Based on the short story by Lev Grossman who also wrote the film’s screenplay, The Map of Tiny Perfect Things thankfully starts up after Mark (Kyle Allen, the upcoming remake of West Side Story) has already found himself caught in an endless loop for thousands of days where he relieves the same mundane day repeatedly. As in every other film that has a similar set-up, the rules are the same. The moment Mark sleeps, everything resets, and he wakes the next day with knowledge of what he learned the day before but no one else retains the same information. The opening moments show how he’s made some good use out of this time by finding ways to help/assist his family and others in town as they go about their daily life. What he’s mostly trying to perfect now is getting a pretty girl at the town’s pool to notice him but no matter how suave, humble, polite, or impressive he comes off, he isn’t getting anywhere.
On his latest attempt, out of the blue something changes when Margaret (Kathryn Newton, Ben is Back) intervenes, shocking Mark who thought up until now he was stuck alone in this crazy cycle. Turns out Margaret has also been in her own loop for some time, watching Mark from the sidelines and only got his attention because of her own boredom. That doesn’t necessarily mean she wants to buddy up with Mark because Margaret has her own reasons for wanting to stay in this circle of time that are as strong as the ones Mark has for finding a way out. His family life is stuck in a rut and can’t change until he can get to the next day and her family life is…complicated. Together, they decide that until something changes, as a way to pass the time and perhaps a way to break the repeating day they should take the time to step back and look at all the “perfect” things/moments that happen throughout the day and map them out so they know where to find them.
Ok, so perhaps it doesn’t mine a well that is super deep for ideas or emotional nuance but there is some nice message in Grossman’s script that reminds us to stop periodically and remember to recognize the importance in small victories and what others might deem insignificant. Bolstering those up might help change your attitude, leading to greater happiness. It’s rather perfect for the YA crowd and I can see the film being a dark horse suggestion at slumber parties by those in the know of good films that aren’t just about kissing, boys, prom, or a terminal illness given to one of the leads. The light touch of director Ian Samuels also gives the film a bounce and I almost wonder if The Map of Tiny Perfect Things was pushed out for public consumption too early in the year. It has such a summer spring in its step that an April or early May date might have made more sense.

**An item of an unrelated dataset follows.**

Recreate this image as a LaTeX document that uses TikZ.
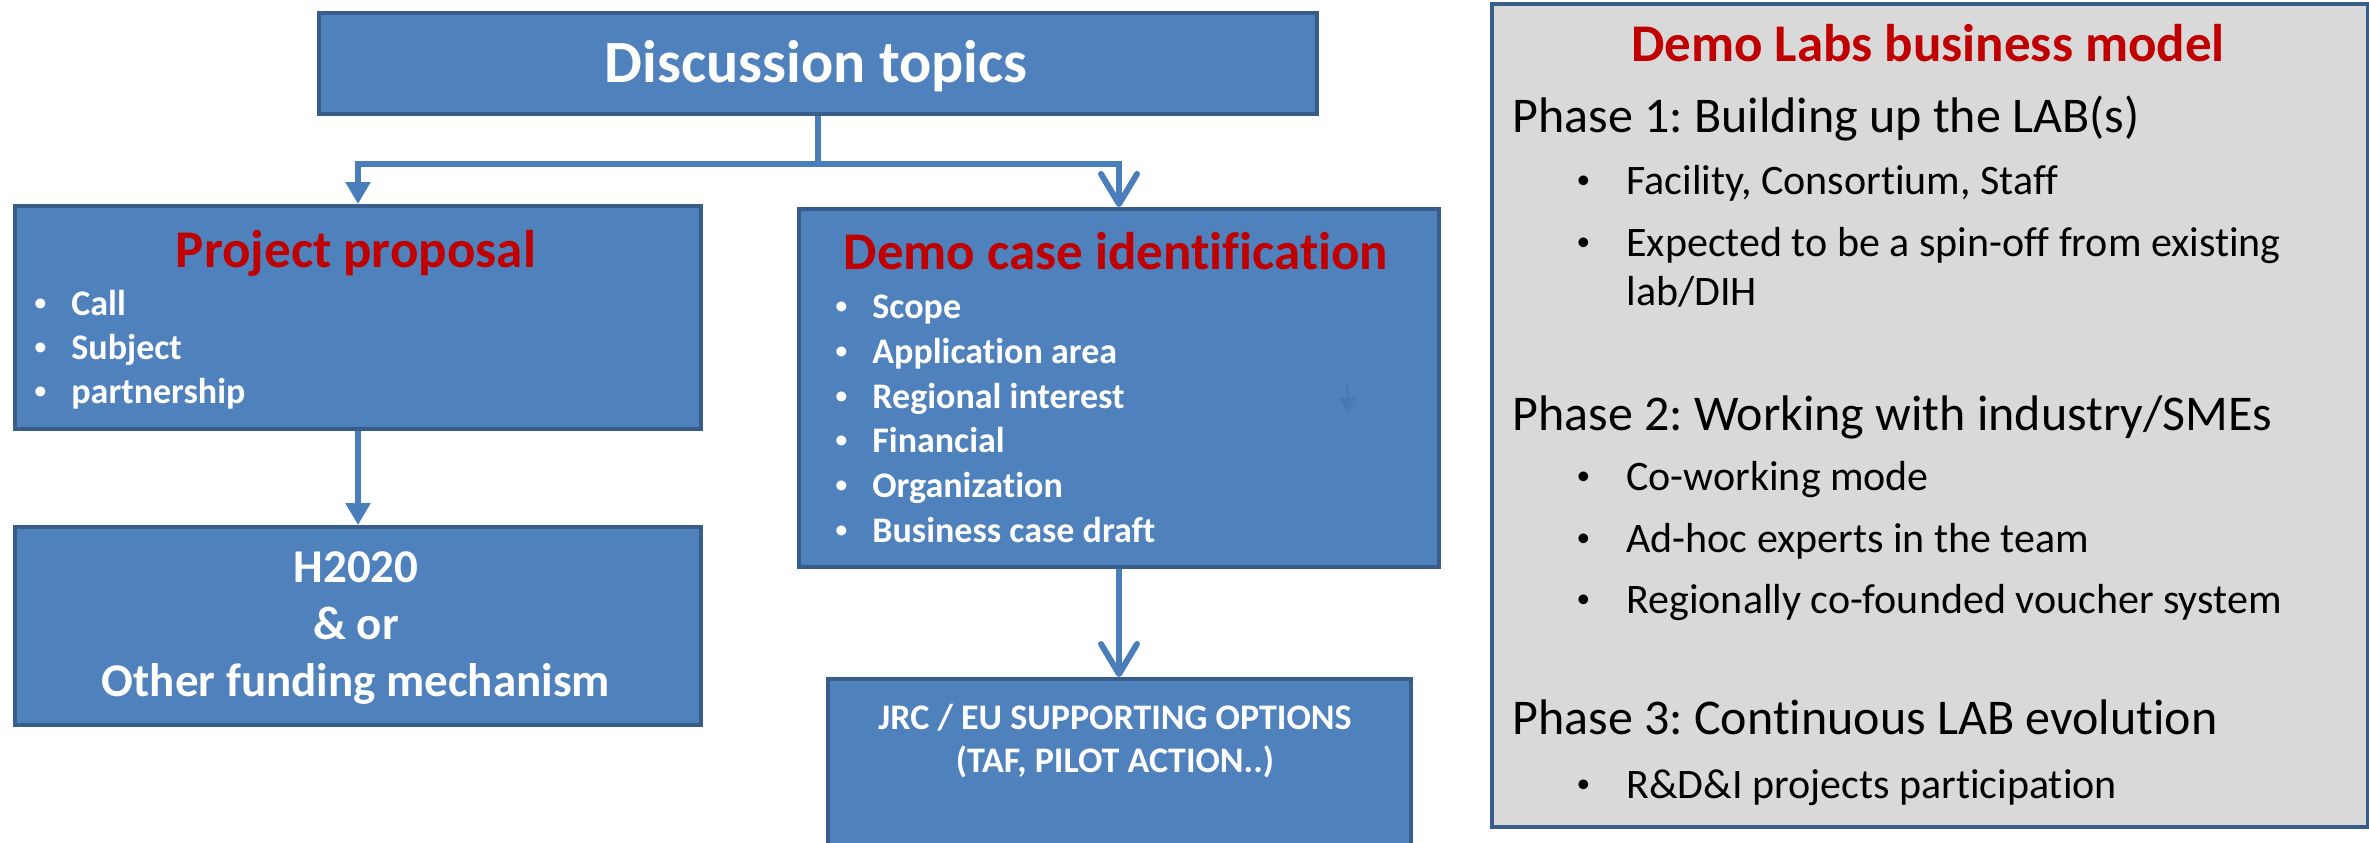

Another fine piece of this puzzle is the casting throughout, starting with Allen and Newton as the incredibly appealing leads. We already know that Newton is a star on the cusp of something big and its earthy roles like this that she makes seem effortless that will continue to make casting directors put her at the top of their lists. It’s also a nice showcase of Allen who has the looks of a football quarterback but the sensitivities of the tortured poet when you get right down to it. Rounding out the cast are Jermaine Harris as Mark’s video game obsessed friend who might always be glued to a game but still can dish out expert advice when called upon, and Cleo Fraser as Mark’s sister. Fraser and Allen have a nice sibling arc throughout that takes a nice, believable turn and both mesh well with John Hamilton (Frances Ha) as their dad who might appear to be aimless but, like Margaret, has secrets he keeps bottled up.
Lacking the creative zing that made Palm Springs such a riot and missing the more audacious go-for-broke attitude which gave Boss Level extra bonus points, The Map of Perfect Things finds itself in third place but don’t look at that bronze medal as a sign of a lack of confidence. Like the recent slate of YA films put out by Amazon Studios (Selah and the Spades, Words on Bathroom Walls, Chemical Hearts), the film fulfills on what it promises by sending out appealing leads jumping through multiple loops to get their day right. What it might lack in originality it more than makes up for with a casual air of unpretentious self-confidence.